When I return home from my month long -- hell, six-week!! -- vacation in West Palm Beach I usually find a bored and angry trophy wife, piles of paperwork, and a gang of sycophants just waiting for access to Il Commandante (that's me). It's usually then that, with a sigh of regret, I say to my mistress 'See you in a week, honeybunny.'
This year, I turned on the news. And I saw what I'd missed since my well-deserved vacation -- the public mastery of the art of dictatorship.
Sure, one can say that my friend Vladimir's move into the Crimea is a classic and obvious power and terriotory grab. True enough, but it's clear he's also absorbed my book like no other. But the impressive thing, to this old autocrat, is the panache with which he's moving. Consider:
- The referendum organized with jaw-dropping speed
- The pristine motives for invasion (e.g., to 'protect' the Russian minority)
- The way he caught the international community flat-footed
- The way he's fueled the notion that Crimea, whatever else happens, is Russia's for ever
- The thumb-your-nose at the West election results -- 95.5%! -- now that's the way to rig an election, dictator-style!

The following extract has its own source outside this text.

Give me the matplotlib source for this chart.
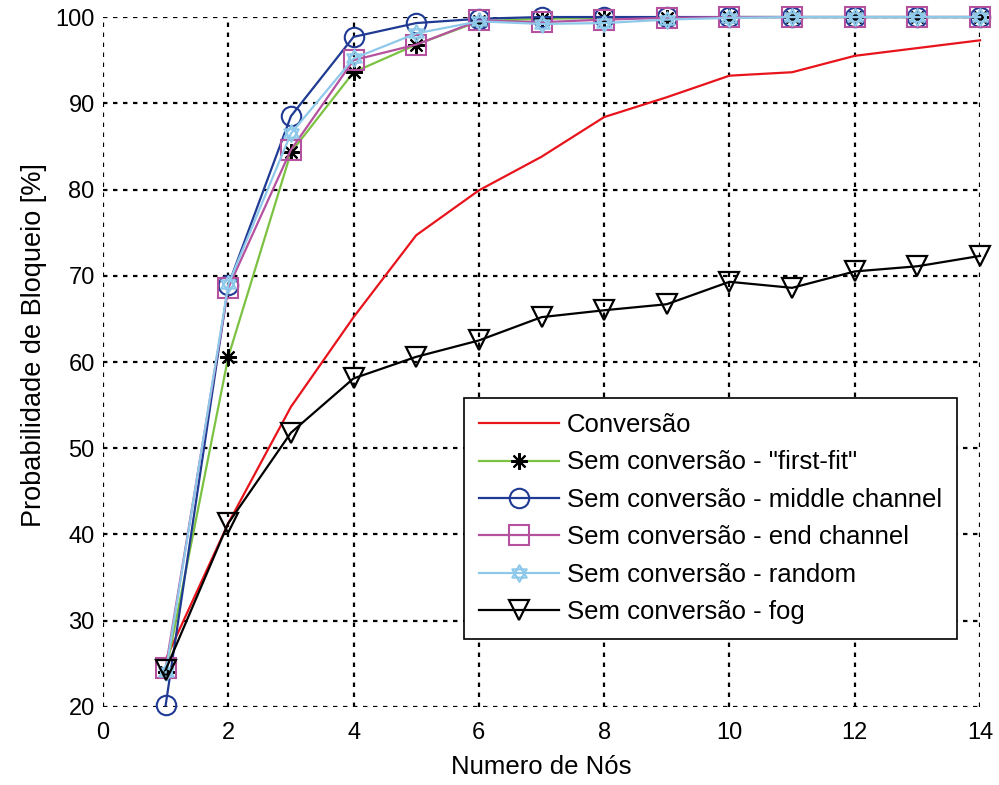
import numpy as np
import matplotlib.pyplot as plt
from matplotlib.path import Path

plt.rcParams['font.family'] = ['Liberation Sans', 'DejaVu Sans']

# --- Blocking probability vs. number of nodes ---
nodes = np.arange(1, 15)

conversao = [25.5, 41.3, 54.8, 65.2, 74.7, 79.9, 83.8, 88.4, 90.7, 93.2, 93.6, 95.5, 96.4, 97.3]
first_fit = [24.0, 60.6, 84.3, 93.6, 96.8, 99.5, 99.8, 99.9, 99.9, 100, 100, 100, 100, 100]
middle_channel = [20.2, 68.9, 88.5, 97.7, 99.3, 99.8, 100, 100, 100, 100, 100, 100, 100, 100]
end_channel = [24.5, 68.6, 84.6, 95.0, 96.8, 99.6, 99.4, 99.7, 99.9, 100, 100, 100, 100, 100]
random_ch = [24.0, 69.0, 86.5, 95.2, 98.1, 99.5, 99.2, 99.3, 99.7, 99.9, 100, 100, 100, 100]
fog = [24.3, 41.3, 51.8, 58.1, 60.6, 62.5, 65.2, 66.0, 66.7, 69.3, 68.6, 70.5, 71.1, 72.3]

labels = ['Conversão',
          'Sem conversão - "first-fit"',
          'Sem conversão - middle channel',
          'Sem conversão - end channel',
          'Sem conversão - random',
          'Sem conversão - fog']

# hexagram marker (two overlapping triangles)
ang_up = np.deg2rad([90, 210, 330, 90])
ang_dn = np.deg2rad([270, 30, 150, 270])
verts = list(zip(np.cos(ang_up), np.sin(ang_up))) + list(zip(np.cos(ang_dn), np.sin(ang_dn)))
codes = [Path.MOVETO, Path.LINETO, Path.LINETO, Path.CLOSEPOLY] * 2
hexagram = Path(verts, codes)

fig = plt.figure(figsize=(9.99, 7.85), dpi=100)
ax = fig.add_axes([0.1031, 0.0994, 0.8779, 0.8789])

lw = 1.6
common = dict(lw=lw, clip_on=False)
ax.plot(nodes, conversao, color='#e8141c', label=labels[0], **common)
ax.plot(nodes, first_fit, color='#7cc242', marker=(8, 2, 0), ms=12,
        mec='black', mew=1.5, label=labels[1], **common)
ax.plot(nodes, middle_channel, color='#1f3a93', marker='o', ms=14,
        mfc='none', mew=1.5, label=labels[2], **common)
ax.plot(nodes, end_channel, color='#b5529f', marker='s', ms=14,
        mfc='none', mew=1.5, label=labels[3], **common)
ax.plot(nodes, random_ch, color='#8fc9ea', marker=hexagram, ms=12,
        mfc='none', mew=1.5, label=labels[4], **common)
ax.plot(nodes, fog, color='black', marker='v', ms=15,
        mfc='none', mew=1.6, label=labels[5], **common)

ax.set_xlim(0, 14)
ax.set_ylim(20, 100)
ax.set_xticks(np.arange(0, 15, 2))
ax.set_yticks(np.arange(20, 101, 10))
ax.tick_params(length=0, labelsize=17)
ax.tick_params(axis='y', pad=6)
ax.tick_params(axis='x', pad=11)
for s in ax.spines.values():
    s.set_visible(False)
ax.grid(True, color='black', linestyle=(0, (2, 2.5)), linewidth=1.6)
ax.set_axisbelow(True)

ax.set_xlabel('Numero de Nós', fontsize=18.5, labelpad=8)
ax.set_ylabel('Probabilidade de Bloqueio [%]', fontsize=19.5, labelpad=6)
ax.yaxis.label.set_y(0.525)

leg = ax.legend(loc='lower right', bbox_to_anchor=(0.974, 0.098), fontsize=18.5,
                handlelength=3.1, frameon=True, fancybox=False, edgecolor='black',
                framealpha=1, labelspacing=0.52, borderpad=0.6, handletextpad=0.3,
                borderaxespad=0)
leg.get_frame().set_linewidth(1.2)

fig.savefig('out.png', dpi=100)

So bravo, Vlad ... but if you were expecting more than that, or expecting to be placed on my level, well, think again. All this belligerence is fine, but remember you've got your legacy to think about. I'm not sure that you'll be looked on with kindness 100 years from now. If that's that the case, and you are hailed as 'Vlad the Great', then my apologies. But until then, you're not entitled to my bullet-proof Cadillac. Rich Tater has spoken.